I waited there for hours until two men in another car offered to take me to Niger. I told them that I did not have any way to pay them, and they said that if I had sex with them, they could take me without money. I had no other choice. 

When I entered Niger, I continued to sleep in the street and under trucks for two months. Then I met another man who told me that he could take me further in the country. He said he wanted to help me and did not ask for any money. He took me in his car, along with a friend of his. At night they started touching me. I told them: ‘No no no’ and asked them to leave me in the street, but they refused and pulled out a knife, so again I had no option. He did what he had to do.

When I reached the next town, I stayed there for eight months, working in a restaurant to earn some money to continue my trip. The condition for getting this job was to sleep with the owner of the restaurant. 
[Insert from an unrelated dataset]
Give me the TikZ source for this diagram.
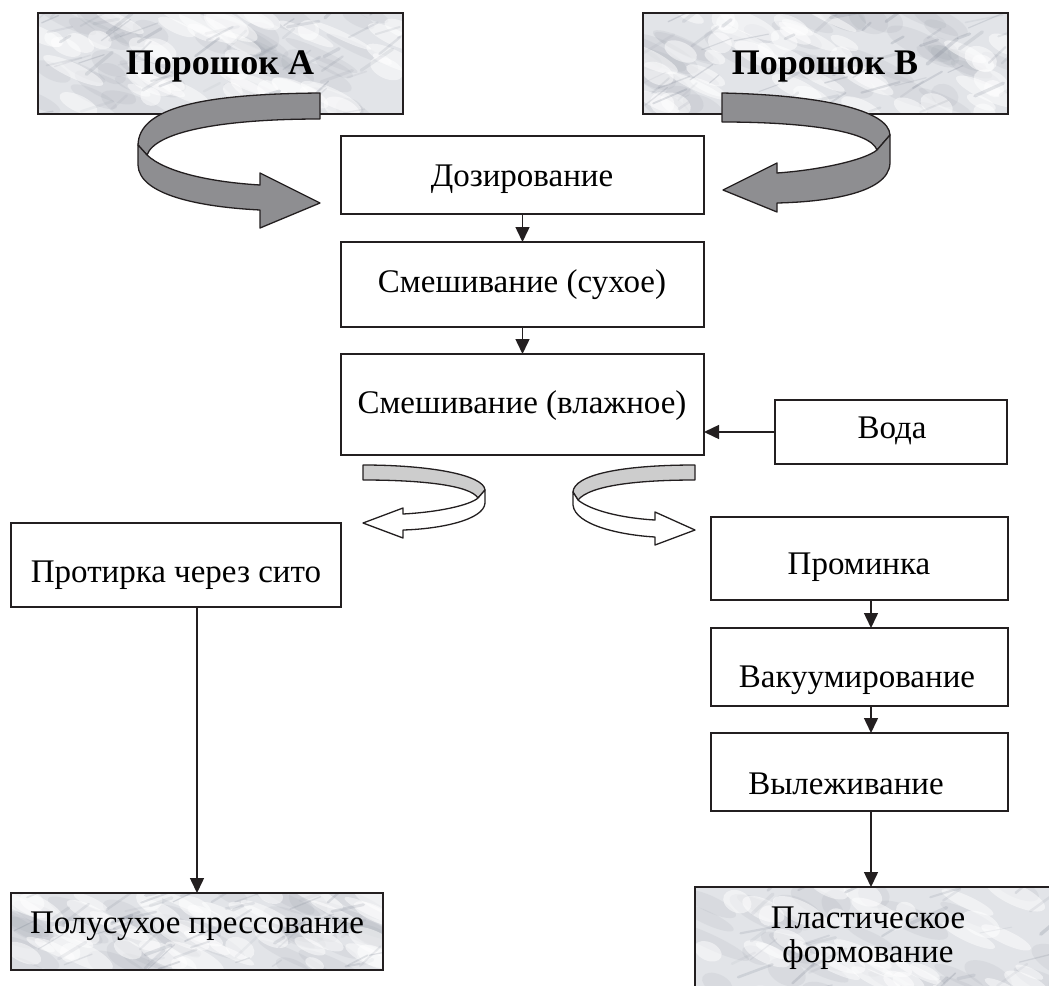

The condition for getting this job was to sleep with the owner of the restaurant. 

With the money I saved, I managed to continue my journey. At one point they put me in a room with other people, including children. We stayed there for a week. Then a car picked us up and started to cross the desert. The car dropped us in the middle of nowhere, where we stayed for six days. The only food we had were some biscuits and the only water we had was in jerry cans previously used for fuel. Then another car came and took us to Libya. 
When we arrived in Libya, we were held in a house for three months. Every now and then, men would come and take girls away [to rape them]. This is where I fell pregnant. At one point another man came to the house and bought me. This is what often happens. People come to the house and, if they see someone they like, they pay money and take the person away with them. The man, Mazin*, treated me quite well. He learnt about my past and we found out that I was already pregnant. We started living together and he treated me as his wife. When we found out about my pregnancy, he asked me if I wanted to keep the baby. I told him that I wanted to keep the baby because I did not know if God would give me another baby in the future. 
When I was seven months pregnant, I tried to cross the sea. Many people were put in two boats. One boat left but our boat was stopped by the Libyan police on the beach, before we had gone to sea. Some days later we learned that the first boat was wrecked, and everyone drowned. 
We were living in a house which I think was used as a brothel. There was a room in the house where men used to come, every time with a different woman. The women did not stay in the house. Mazin* was helping in this business. If there were not enough women for the customers, he would go and find some. At one point the police raided the apartment and arrested Mazin*. He was put in jail for some time but then he paid some money to the police, and they let him go. After he was out, it was about time for me to give birth. When I gave birth to baby Mazin*, they did not register him because I had no documents, and we could not prove who the father was. So, every time I went out with him, the police would stop me and ask insistent questions about who the father was. I did not feel safe because they did not believe that Mazin* was my child, so I decided to stop going out of the house.
When I tried to cross the sea for the second time, I had decided that I would be better off at the bottom of the sea than back in Libya, even with Mazin*. Mazin* is the reason that I am alive. I had no purpose to live before him. I am not afraid of death but, if something happened to him, I would not be able to deal with it. 
My only dream is to be able to help my mum. My family is a polygamous family, and my mum is the third wife. She is very poor, and I do not want anyone mocking her. I want to support her. I want to collect some money and send it to her so that she can start her own business.”